Governor Babatunde Fashola of Lagos has attributed his administration’s effort at containing the out-break of Ebola virus disease to the passage of the public health law in the state, which according to him grants approval to government to arrest anyone whose health constitutes danger to others.
Fashola explained that without the health law which was passed in 2012, the success achieved would have been impossible, as the law was one of the major criteria required by its international health partners, in curtailing the virus.
—-Governor Babatunde Fashola of Lagos State, yesterday, gave insight into how the government was able to contain the out-break of Ebola Virus Disease, EVD, even as he said Nigeria needed to assist neighbouring countries still battling to contain the EVD pandemic.
The governor spoke at the fourth Lagos Corporate Assembly tagged; ‘BRF meets Business’ at the Lekki Free Zone, Ibeju-Lekki Local Government.
He said “They (Nigeria’s EVD victims) would have died in vain if we surrender to the virus.
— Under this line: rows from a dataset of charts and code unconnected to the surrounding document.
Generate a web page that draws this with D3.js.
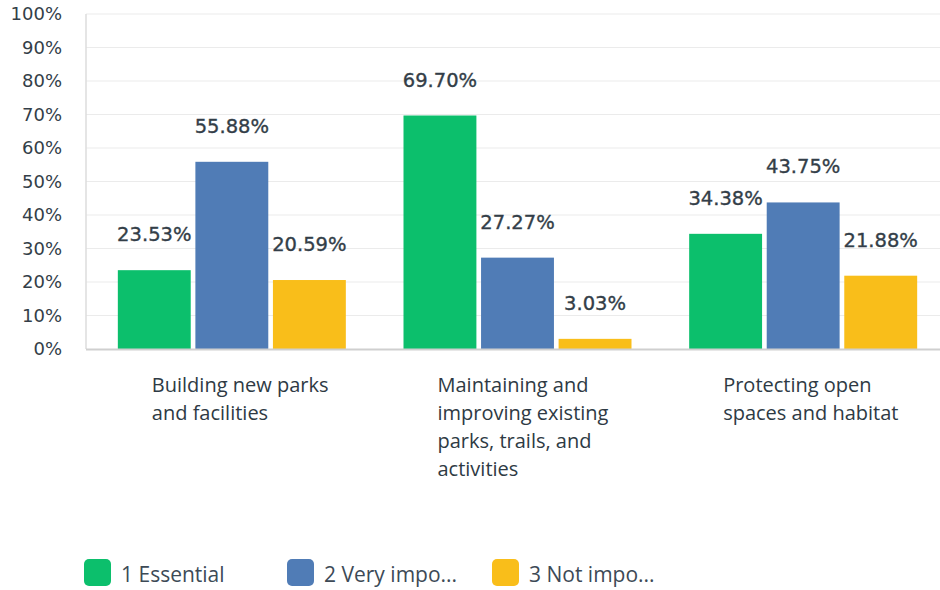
<!DOCTYPE html>
<html><head><meta charset="utf-8">
<script src="https://cdn.jsdelivr.net/npm/d3@7"></script>
<style>body{margin:0;background:#fff}svg{display:block}</style>
</head><body>
<svg id="c" width="940" height="590"></svg>
<script>
const categories = [
  ["Building new parks", "and facilities"],
  ["Maintaining and", "improving existing", "parks, trails, and", "activities"],
  ["Protecting open", "spaces and habitat"]
];
const seriesNames = ["1 Essential", "2 Very impo...", "3 Not impo..."];
const seriesColors = ["#0CBF6C", "#507CB6", "#F9BE1A"];
const essential = [23.53, 69.70, 34.38];
const veryImportant = [55.88, 27.27, 43.75];
const notImportant = [20.59, 3.03, 21.88];
const yTicks = [0,10,20,30,40,50,60,70,80,90,100];

const series = [essential, veryImportant, notImportant];
const svg = d3.select("#c");
const geo = "'DejaVu Sans', sans-serif";
const hum = "'Open Sans', sans-serif";
const pLeft = 86, pRight = 946, pTop = 14, pBottom = 349;

const x = d3.scaleBand().domain([0,1,2]).range([pLeft+3, pRight]).paddingInner(0).paddingOuter(0);
const xi = d3.scaleBand().domain([0,1,2]).range([0, 228]).paddingInner(0.06).paddingOuter(0);
const y = d3.scaleLinear().domain([0,100]).range([pBottom, pTop]);

// gridlines
svg.append("g").selectAll("line").data(yTicks.filter(d=>d>0)).join("line")
  .attr("x1", pLeft).attr("x2", 940).attr("y1", d=>y(d)).attr("y2", d=>y(d))
  .attr("stroke", "#ebebeb").attr("stroke-width", 1.2);
svg.append("line").attr("x1", pLeft).attr("x2", pLeft).attr("y1", pTop).attr("y2", pBottom)
  .attr("stroke", "#dcdcdc").attr("stroke-width", 1.5);

// y tick labels
svg.append("g").selectAll("text").data(yTicks).join("text")
  .attr("x", 62).attr("y", d=>y(d)).attr("dy", "0.36em")
  .attr("text-anchor", "end").attr("font-family", geo).attr("font-size", 18)
  .attr("fill", "#333e48")
  .text(d=>d+"%");

// bars
const groups = svg.append("g").selectAll("g").data([0,1,2]).join("g")
  .attr("transform", c => `translate(${x(c) + (x.bandwidth()-228)/2},0)`);
groups.each(function(c){
  const g = d3.select(this);
  series.forEach((s, i) => {
    g.append("rect").attr("x", xi(i)).attr("width", xi.bandwidth())
      .attr("y", y(s[c])).attr("height", y(0)-y(s[c]))
      .attr("fill", seriesColors[i]);
    g.append("text").attr("x", xi(i)+xi.bandwidth()/2).attr("y", y(s[c]) - 36)
      .attr("dy", "0.36em").attr("text-anchor", "middle")
      .attr("font-family", geo).attr("font-size", 19.5)
      .attr("fill", "#333e48").attr("stroke", "#333e48").attr("stroke-width", 0.35)
      .text(s[c].toFixed(2)+"%");
  });
});

// baseline
svg.append("line").attr("x1", pLeft).attr("x2", 940).attr("y1", pBottom+0.5).attr("y2", pBottom+0.5)
  .attr("stroke", "#cfcfcf").attr("stroke-width", 2);

// category labels
svg.append("g").selectAll("text").data([0,1,2]).join("text")
  .attr("font-family", hum).attr("font-size", 20).attr("font-weight", 500).attr("fill", "#2e3a44")
  .each(function(c){
    const t = d3.select(this);
    categories[c].forEach((line, k) => {
      t.append("tspan").attr("x", x(c) + x.bandwidth()/2 - 80).attr("y", 392 + k*28).text(line);
    });
  });

// legend
const legendX = [84, 287, 492];
const lg = svg.append("g").selectAll("g").data(seriesNames).join("g")
  .attr("transform", (d,i)=>`translate(${legendX[i]},559)`);
lg.append("rect").attr("width", 27).attr("height", 27).attr("rx", 5)
  .attr("fill", (d,i)=>seriesColors[i]);
lg.append("text").attr("x", 37).attr("y", 15).attr("dy", "0.36em")
  .attr("font-family", hum).attr("font-size", 21)
  .attr("fill", "#3d4a56").text(d=>d);
</script>
</body></html>
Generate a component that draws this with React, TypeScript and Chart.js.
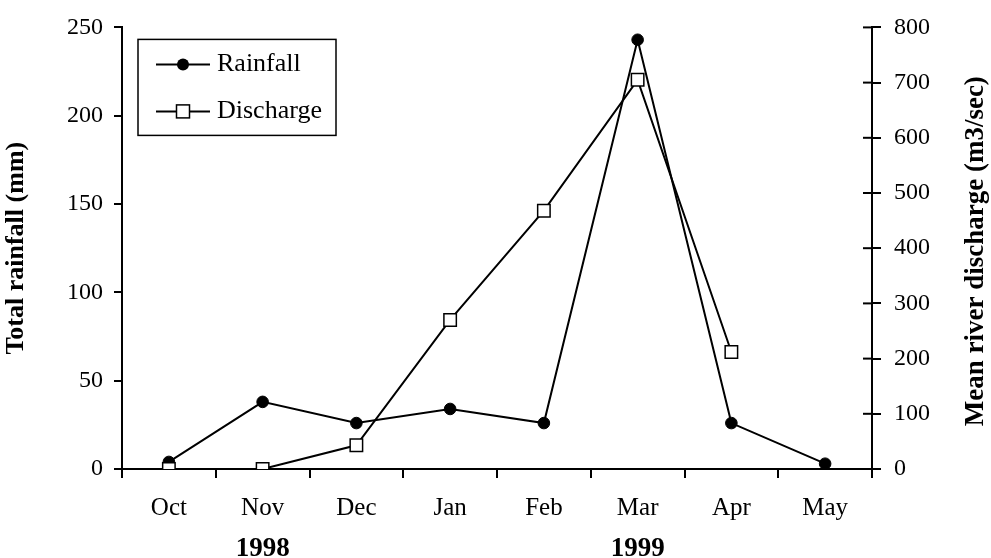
import React, { useEffect, useRef } from "react";
import Chart from "chart.js/auto";

const months = ["Oct", "Nov", "Dec", "Jan", "Feb", "Mar", "Apr", "May"];
const yearLabels = ["", "1998", "", "", "", "1999", "", ""];
const rainfall = [4, 38, 26, 34, 26, 243, 26, 3];
const discharge: (number | null)[] = [0, 0, 43, 270, 468, 705, 212, null];
const leftTitle = "Total rainfall (mm)";
const rightTitle = "Mean river discharge (m3/sec)";

const FONT = '"Liberation Serif", "Times New Roman", serif';

const legendPlugin = {
  id: "boxLegend",
  afterDraw(chart: any) {
    const ctx = chart.ctx;
    const ca = chart.chartArea;
    const y1 = chart.scales.y1;
    ctx.save();
    ctx.strokeStyle = "#000";
    ctx.lineWidth = 2;
    // inner half of right-axis ticks
    y1.ticks.forEach((_t: any, i: number) => {
      const y = y1.getPixelForTick(i);
      ctx.beginPath();
      ctx.moveTo(ca.right - 9, y);
      ctx.lineTo(ca.right, y);
      ctx.stroke();
    });
    // right axis title, reading bottom to top
    ctx.save();
    ctx.translate(976, (ca.top + ca.bottom) / 2 + 3);
    ctx.rotate(-Math.PI / 2);
    ctx.fillStyle = "#000";
    ctx.font = `bold 27px ${FONT}`;
    ctx.textAlign = "center";
    ctx.textBaseline = "middle";
    ctx.fillText(rightTitle, 0, 0);
    ctx.restore();
    // legend box
    const bx = ca.left + 16;
    const by = ca.top + 12;
    const bw = 198;
    const bh = 96;
    ctx.lineWidth = 1.5;
    ctx.fillStyle = "#fff";
    ctx.fillRect(bx, by, bw, bh);
    ctx.strokeRect(bx, by, bw, bh);
    const items = chart.data.datasets;
    [0, 1].forEach((idx, row) => {
      const ds = items[idx];
      const y = by + 25 + row * 47;
      const x0 = bx + 18;
      const x1 = bx + 72;
      const xm = bx + 45;
      ctx.beginPath();
      ctx.moveTo(x0, y);
      ctx.lineTo(x1, y);
      ctx.lineWidth = 2;
      ctx.stroke();
      if (ds.pointStyle === "rect") {
        ctx.lineWidth = 1.5;
        ctx.fillStyle = "#fff";
        ctx.fillRect(xm - 6.5, y - 6.5, 13, 13);
        ctx.strokeRect(xm - 6.5, y - 6.5, 13, 13);
      } else {
        ctx.fillStyle = "#000";
        ctx.beginPath();
        ctx.arc(xm, y, 6, 0, Math.PI * 2);
        ctx.fill();
      }
      ctx.fillStyle = "#000";
      ctx.font = `26px ${FONT}`;
      ctx.textAlign = "left";
      ctx.textBaseline = "middle";
      ctx.fillText(ds.label, bx + 79, y);
    });
    ctx.restore();
  },
};

export default function App() {
  const ref = useRef<HTMLCanvasElement>(null);
  useEffect(() => {
    document.body.style.margin = "0";
    const chart = new Chart(ref.current as HTMLCanvasElement, {
      type: "line",
      data: {
        labels: months,
        datasets: [
          {
            label: "Rainfall",
            data: rainfall,
            yAxisID: "y",
            xAxisID: "x",
            borderColor: "#000",
            backgroundColor: "#000",
            borderWidth: 2,
            pointStyle: "circle",
            pointRadius: 5.8,
            pointBorderWidth: 1,
            pointBackgroundColor: "#000",
            pointBorderColor: "#000",
            tension: 0,
            order: 1,
          },
          {
            label: "Discharge",
            data: discharge,
            yAxisID: "y1",
            xAxisID: "x",
            borderColor: "#000",
            backgroundColor: "#fff",
            borderWidth: 2,
            pointStyle: "rect",
            pointRadius: 8.8,
            pointBorderWidth: 1.5,
            pointBackgroundColor: "#fff",
            pointBorderColor: "#000",
            tension: 0,
            order: 0,
          },
        ],
      },
      options: {
        animation: false,
        responsive: false,
        layout: { padding: { top: 23, left: 0, right: 0, bottom: 0 } },
        plugins: { legend: { display: false }, tooltip: { enabled: false } },
        scales: {
          x: {
            type: "category",
            position: "bottom",
            labels: months,
            offset: true,
            grid: {
              offset: true,
              drawOnChartArea: false,
              drawTicks: true,
              tickLength: 9,
              color: "#000",
              lineWidth: 2,
            },
            border: { display: true, color: "#000", width: 2 },
            ticks: { color: "#000", font: { family: FONT, size: 25 }, padding: 15, maxRotation: 0, autoSkip: false },
            afterFit: (s: any) => { s.height = 55; },
          },
          x2: {
            type: "category",
            position: "bottom",
            labels: yearLabels,
            offset: true,
            grid: { display: false, drawTicks: false },
            border: { display: false },
            ticks: { color: "#000", font: { family: FONT, size: 27, weight: "bold" }, padding: 9, maxRotation: 0, autoSkip: false },
            afterFit: (s: any) => { s.height = 34; },
          },
          y: {
            position: "left",
            min: 0,
            max: 250,
            ticks: { stepSize: 50, color: "#000", font: { family: FONT, size: 24 }, padding: 11 },
            grid: { drawOnChartArea: false, tickLength: 8, color: "#000", lineWidth: 2 },
            border: { display: true, color: "#000", width: 2 },
            title: {
              display: true,
              text: leftTitle,
              color: "#000",
              font: { family: FONT, size: 26, weight: "bold" },
              padding: { top: 1, bottom: 0 },
            },
            afterFit: (s: any) => { s.width = 122; },
          },
          y1: {
            position: "right",
            min: 0,
            max: 800,
            ticks: { stepSize: 100, color: "#000", font: { family: FONT, size: 24 }, padding: 13 },
            grid: { drawOnChartArea: false, tickLength: 9, color: "#000", lineWidth: 2 },
            border: { display: true, color: "#000", width: 2 },
            title: { display: false },
            afterFit: (s: any) => { s.width = 119; },
          },
        },
      },
      plugins: [legendPlugin],
    } as any);
    return () => chart.destroy();
  }, []);
  return (
    <div style={{ width: 991, height: 558, background: "#fff" }}>
      <canvas ref={ref} width={991} height={558} style={{ display: "block" }} />
    </div>
  );
}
They are heroes and they must be appropriately recognized. We must continue to push forward in the fight against it. There is still problem in Liberia, Sierra Leone and others. Their population is not what we have in Nigeria especially in Lagos State. For Lagos alone, the capacity of the state encompasses many of those countries affected by the virus.”
The governor noted that the country should be considering how it would assist the countries still battling with the virus, noting “to help them solve their crisis using the method that we have applied here. That is the leadership role Nigeria should be playing on EVD at the moment.”
According to him, this should be part of the post Ebola activities because “we have the fifth largest economy in Africa.”
On the strategy used by the state, the governor said “Without the Public health law which was passed in 2002, we would have been in trouble. This was one of the things our partners asked immediately they arrived. The law gives the state the opportunity to arrest anyone whose health constitutes danger to others. When we said yes, they were happy and they said that was where they started their work. Without the law, we could not have achieved what we did.
“When cremation law was passed few years ago, some residents kicked against it. We said it was not compulsory. But if Lagos wants to retain its status and achieve more, the law is needed. The law caters for foreigners that cremating is part of their life style. We did not foresee Ebola but the laws became a veritable tool for us to curtail the spread of the virus because corpses are more dangerous than the carrier of the virus. Other states are now going to the parliament to seek the passage of the law.”